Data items
----------
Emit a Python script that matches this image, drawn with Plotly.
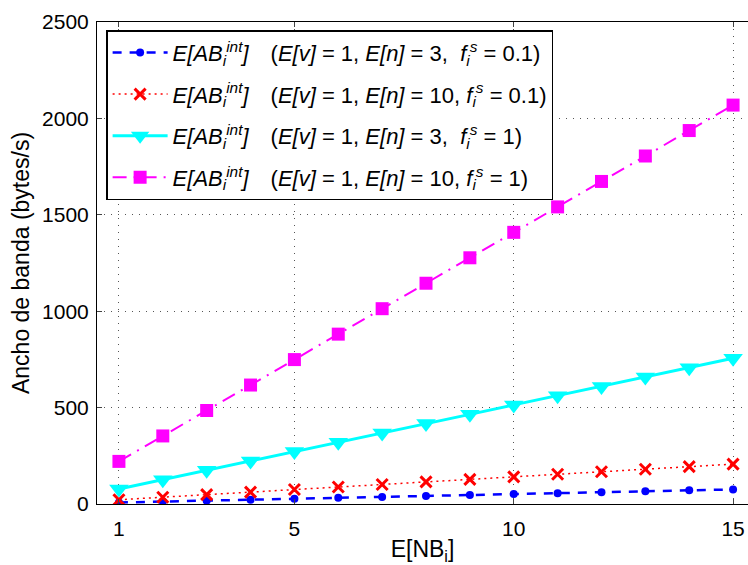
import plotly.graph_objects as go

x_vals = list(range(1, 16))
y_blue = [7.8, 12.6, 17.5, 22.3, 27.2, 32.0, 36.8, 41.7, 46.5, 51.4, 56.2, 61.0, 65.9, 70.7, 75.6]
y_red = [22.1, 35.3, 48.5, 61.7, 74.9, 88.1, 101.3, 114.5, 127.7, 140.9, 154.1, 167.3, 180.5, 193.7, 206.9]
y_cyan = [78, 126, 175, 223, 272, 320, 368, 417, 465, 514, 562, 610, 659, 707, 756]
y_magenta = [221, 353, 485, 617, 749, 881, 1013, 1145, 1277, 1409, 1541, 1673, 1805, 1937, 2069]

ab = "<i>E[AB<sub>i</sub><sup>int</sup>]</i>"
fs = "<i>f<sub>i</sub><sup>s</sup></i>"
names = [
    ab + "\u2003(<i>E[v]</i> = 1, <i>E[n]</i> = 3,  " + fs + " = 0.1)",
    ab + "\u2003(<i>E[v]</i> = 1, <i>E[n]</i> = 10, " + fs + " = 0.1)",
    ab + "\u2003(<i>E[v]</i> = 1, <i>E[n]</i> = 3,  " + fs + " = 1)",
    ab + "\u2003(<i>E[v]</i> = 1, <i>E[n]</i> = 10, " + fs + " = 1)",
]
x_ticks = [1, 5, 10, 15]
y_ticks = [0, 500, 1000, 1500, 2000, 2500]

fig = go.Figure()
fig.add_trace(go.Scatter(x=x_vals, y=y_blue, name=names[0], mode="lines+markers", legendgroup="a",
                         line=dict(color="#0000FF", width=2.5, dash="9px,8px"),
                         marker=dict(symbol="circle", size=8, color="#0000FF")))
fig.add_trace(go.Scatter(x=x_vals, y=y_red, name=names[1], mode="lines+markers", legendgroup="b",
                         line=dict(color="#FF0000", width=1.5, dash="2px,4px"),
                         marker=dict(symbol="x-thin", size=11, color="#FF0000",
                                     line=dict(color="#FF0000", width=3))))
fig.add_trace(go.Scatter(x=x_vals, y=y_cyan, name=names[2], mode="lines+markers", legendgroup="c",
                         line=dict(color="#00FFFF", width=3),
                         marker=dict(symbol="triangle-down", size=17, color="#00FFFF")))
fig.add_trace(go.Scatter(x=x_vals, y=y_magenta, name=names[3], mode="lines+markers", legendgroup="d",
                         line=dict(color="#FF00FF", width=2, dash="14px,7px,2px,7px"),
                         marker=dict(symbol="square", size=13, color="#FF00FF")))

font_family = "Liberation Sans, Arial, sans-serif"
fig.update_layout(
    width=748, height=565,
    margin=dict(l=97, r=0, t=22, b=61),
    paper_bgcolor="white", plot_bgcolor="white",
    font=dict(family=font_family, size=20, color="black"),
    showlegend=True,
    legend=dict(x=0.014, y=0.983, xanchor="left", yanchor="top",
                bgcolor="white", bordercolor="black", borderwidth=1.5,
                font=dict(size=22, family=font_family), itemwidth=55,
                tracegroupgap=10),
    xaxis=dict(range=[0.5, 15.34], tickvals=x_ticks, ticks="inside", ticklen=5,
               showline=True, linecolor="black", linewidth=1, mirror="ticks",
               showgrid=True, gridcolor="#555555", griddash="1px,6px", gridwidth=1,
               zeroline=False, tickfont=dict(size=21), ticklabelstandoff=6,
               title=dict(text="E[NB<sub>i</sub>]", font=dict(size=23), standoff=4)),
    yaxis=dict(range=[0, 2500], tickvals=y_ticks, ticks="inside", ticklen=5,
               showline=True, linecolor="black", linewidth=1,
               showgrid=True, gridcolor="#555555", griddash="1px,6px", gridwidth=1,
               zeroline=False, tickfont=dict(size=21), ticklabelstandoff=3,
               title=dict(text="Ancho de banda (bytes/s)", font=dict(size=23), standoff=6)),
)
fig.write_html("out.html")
----------
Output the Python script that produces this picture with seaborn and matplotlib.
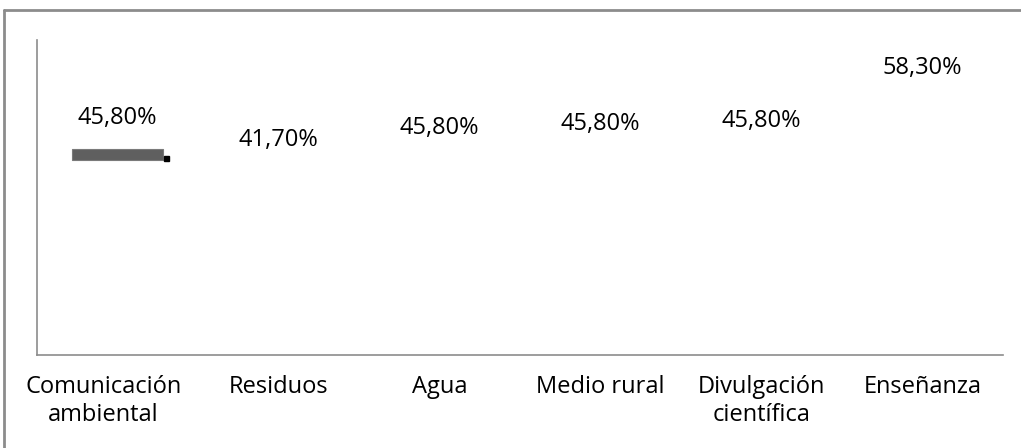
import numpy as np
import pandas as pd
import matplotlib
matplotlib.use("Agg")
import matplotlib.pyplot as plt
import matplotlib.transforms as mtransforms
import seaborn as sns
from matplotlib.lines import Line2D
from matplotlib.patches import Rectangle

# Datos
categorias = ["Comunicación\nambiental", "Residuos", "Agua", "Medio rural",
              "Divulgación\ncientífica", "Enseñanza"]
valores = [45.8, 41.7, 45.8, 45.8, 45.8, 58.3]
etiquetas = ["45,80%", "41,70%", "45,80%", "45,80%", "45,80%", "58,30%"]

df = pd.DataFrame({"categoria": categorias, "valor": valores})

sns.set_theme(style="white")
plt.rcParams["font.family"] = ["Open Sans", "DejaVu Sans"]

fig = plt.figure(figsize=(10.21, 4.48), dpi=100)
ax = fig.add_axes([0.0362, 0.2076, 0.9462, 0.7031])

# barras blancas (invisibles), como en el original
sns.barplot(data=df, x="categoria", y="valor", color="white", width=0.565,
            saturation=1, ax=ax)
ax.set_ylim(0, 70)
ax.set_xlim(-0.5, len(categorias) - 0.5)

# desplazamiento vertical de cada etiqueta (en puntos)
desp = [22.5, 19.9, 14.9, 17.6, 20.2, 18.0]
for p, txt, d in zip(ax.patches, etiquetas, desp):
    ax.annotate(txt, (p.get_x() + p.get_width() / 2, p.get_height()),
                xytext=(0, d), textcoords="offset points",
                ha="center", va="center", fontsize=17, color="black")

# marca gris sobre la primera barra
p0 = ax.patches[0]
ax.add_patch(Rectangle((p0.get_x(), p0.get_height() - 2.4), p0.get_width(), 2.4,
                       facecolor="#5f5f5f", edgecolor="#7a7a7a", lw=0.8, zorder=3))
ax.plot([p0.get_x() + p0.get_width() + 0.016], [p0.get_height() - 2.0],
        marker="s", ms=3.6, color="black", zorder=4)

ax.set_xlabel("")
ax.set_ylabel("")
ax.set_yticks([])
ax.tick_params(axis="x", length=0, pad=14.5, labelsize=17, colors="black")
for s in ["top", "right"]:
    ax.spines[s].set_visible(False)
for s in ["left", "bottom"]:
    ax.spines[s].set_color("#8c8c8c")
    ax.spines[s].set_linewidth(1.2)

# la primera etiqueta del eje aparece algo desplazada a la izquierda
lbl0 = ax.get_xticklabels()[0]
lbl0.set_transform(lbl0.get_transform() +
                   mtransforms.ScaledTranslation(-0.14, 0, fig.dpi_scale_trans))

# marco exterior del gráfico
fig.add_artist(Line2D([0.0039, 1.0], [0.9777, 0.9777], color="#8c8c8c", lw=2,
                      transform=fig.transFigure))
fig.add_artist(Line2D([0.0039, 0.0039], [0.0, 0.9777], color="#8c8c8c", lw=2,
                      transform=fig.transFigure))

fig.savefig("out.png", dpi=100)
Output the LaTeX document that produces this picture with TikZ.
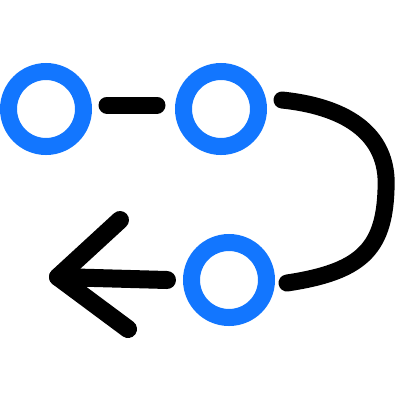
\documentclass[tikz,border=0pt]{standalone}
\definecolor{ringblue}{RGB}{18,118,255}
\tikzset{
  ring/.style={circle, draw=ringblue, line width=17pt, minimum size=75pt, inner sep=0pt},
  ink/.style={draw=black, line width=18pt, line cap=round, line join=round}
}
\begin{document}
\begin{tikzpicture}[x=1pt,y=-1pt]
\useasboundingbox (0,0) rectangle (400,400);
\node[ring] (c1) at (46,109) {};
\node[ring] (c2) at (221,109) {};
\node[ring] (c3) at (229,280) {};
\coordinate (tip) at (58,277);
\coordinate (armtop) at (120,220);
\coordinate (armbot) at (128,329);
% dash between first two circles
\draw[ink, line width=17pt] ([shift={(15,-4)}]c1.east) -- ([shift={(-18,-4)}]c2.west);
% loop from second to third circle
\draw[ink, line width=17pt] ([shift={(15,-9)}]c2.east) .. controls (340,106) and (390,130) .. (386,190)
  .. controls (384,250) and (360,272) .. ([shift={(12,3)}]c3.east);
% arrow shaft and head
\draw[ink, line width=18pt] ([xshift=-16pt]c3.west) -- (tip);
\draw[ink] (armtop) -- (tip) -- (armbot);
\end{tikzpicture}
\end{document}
----------
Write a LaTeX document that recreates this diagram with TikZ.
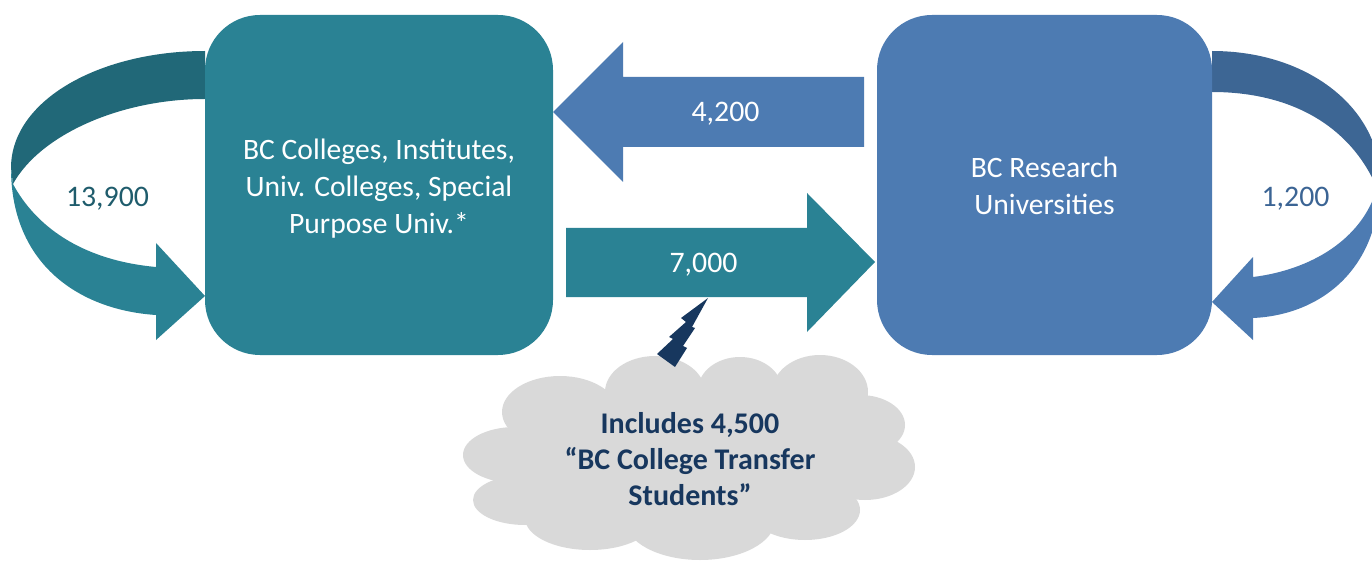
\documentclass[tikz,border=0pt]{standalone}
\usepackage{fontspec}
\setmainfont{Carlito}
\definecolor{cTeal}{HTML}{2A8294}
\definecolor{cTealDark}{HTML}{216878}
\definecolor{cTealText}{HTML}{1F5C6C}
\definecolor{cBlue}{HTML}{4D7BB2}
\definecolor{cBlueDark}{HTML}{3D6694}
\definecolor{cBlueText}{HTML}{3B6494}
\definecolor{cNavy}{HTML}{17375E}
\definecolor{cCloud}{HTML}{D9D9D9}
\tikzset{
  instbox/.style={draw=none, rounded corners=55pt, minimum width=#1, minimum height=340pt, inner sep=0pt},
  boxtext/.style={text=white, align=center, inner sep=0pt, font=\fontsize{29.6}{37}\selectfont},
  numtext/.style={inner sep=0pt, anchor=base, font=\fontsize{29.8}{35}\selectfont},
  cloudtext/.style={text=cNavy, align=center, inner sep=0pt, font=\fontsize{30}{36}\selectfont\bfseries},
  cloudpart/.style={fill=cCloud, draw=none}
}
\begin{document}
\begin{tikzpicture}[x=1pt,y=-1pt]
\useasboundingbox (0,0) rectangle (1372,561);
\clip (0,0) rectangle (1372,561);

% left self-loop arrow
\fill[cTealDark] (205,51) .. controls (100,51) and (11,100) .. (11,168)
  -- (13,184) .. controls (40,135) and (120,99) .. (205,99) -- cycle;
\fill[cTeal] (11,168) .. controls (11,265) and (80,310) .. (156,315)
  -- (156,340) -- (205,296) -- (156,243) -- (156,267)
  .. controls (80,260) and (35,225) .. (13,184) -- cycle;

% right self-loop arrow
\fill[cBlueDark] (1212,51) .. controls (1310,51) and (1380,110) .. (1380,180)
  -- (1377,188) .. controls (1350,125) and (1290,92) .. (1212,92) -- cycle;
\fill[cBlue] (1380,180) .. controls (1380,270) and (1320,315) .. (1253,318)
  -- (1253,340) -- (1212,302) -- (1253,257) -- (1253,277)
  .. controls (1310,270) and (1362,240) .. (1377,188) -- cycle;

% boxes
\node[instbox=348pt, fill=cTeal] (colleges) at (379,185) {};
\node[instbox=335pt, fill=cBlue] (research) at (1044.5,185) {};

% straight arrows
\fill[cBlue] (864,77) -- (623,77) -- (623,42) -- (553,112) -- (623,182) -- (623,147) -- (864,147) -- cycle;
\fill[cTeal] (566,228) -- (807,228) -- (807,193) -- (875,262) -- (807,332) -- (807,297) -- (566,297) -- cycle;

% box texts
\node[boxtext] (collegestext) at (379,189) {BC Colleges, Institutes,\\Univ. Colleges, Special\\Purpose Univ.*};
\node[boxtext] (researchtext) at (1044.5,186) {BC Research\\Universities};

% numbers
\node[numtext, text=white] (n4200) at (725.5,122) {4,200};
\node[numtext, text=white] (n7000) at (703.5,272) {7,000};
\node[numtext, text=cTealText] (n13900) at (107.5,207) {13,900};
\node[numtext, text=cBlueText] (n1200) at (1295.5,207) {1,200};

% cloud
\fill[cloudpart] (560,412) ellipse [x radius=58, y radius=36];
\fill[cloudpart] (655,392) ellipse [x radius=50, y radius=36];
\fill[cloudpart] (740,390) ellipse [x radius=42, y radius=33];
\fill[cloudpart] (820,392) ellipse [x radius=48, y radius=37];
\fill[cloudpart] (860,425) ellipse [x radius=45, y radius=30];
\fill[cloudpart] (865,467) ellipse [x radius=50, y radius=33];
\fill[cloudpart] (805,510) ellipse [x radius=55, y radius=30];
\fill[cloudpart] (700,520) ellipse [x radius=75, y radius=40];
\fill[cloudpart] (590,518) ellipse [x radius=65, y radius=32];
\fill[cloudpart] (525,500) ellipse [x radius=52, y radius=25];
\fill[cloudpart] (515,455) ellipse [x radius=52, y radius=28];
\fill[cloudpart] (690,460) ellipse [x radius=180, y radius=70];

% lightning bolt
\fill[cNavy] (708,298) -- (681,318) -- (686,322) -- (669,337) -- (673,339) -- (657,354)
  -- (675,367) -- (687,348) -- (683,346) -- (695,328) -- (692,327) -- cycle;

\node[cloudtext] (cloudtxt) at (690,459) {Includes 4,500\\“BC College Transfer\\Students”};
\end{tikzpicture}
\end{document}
----------
▸ **STATED TASK**: The lines to print start at the line containing "Write a LaTeX" and end at the line containing "(13,184) -- cycle;"; print them exactly, both ends included, and leave out every picture.

▸ **FINISHED ANSWER**:
Write a LaTeX document that recreates this diagram with TikZ.
\documentclass[tikz,border=0pt]{standalone}
\usepackage{fontspec}
\setmainfont{Carlito}
\definecolor{cTeal}{HTML}{2A8294}
\definecolor{cTealDark}{HTML}{216878}
\definecolor{cTealText}{HTML}{1F5C6C}
\definecolor{cBlue}{HTML}{4D7BB2}
\definecolor{cBlueDark}{HTML}{3D6694}
\definecolor{cBlueText}{HTML}{3B6494}
\definecolor{cNavy}{HTML}{17375E}
\definecolor{cCloud}{HTML}{D9D9D9}
\tikzset{
  instbox/.style={draw=none, rounded corners=55pt, minimum width=#1, minimum height=340pt, inner sep=0pt},
  boxtext/.style={text=white, align=center, inner sep=0pt, font=\fontsize{29.6}{37}\selectfont},
  numtext/.style={inner sep=0pt, anchor=base, font=\fontsize{29.8}{35}\selectfont},
  cloudtext/.style={text=cNavy, align=center, inner sep=0pt, font=\fontsize{30}{36}\selectfont\bfseries},
  cloudpart/.style={fill=cCloud, draw=none}
}
\begin{document}
\begin{tikzpicture}[x=1pt,y=-1pt]
\useasboundingbox (0,0) rectangle (1372,561);
\clip (0,0) rectangle (1372,561);

% left self-loop arrow
\fill[cTealDark] (205,51) .. controls (100,51) and (11,100) .. (11,168)
  -- (13,184) .. controls (40,135) and (120,99) .. (205,99) -- cycle;
\fill[cTeal] (11,168) .. controls (11,265) and (80,310) .. (156,315)
  -- (156,340) -- (205,296) -- (156,243) -- (156,267)
  .. controls (80,260) and (35,225) .. (13,184) -- cycle;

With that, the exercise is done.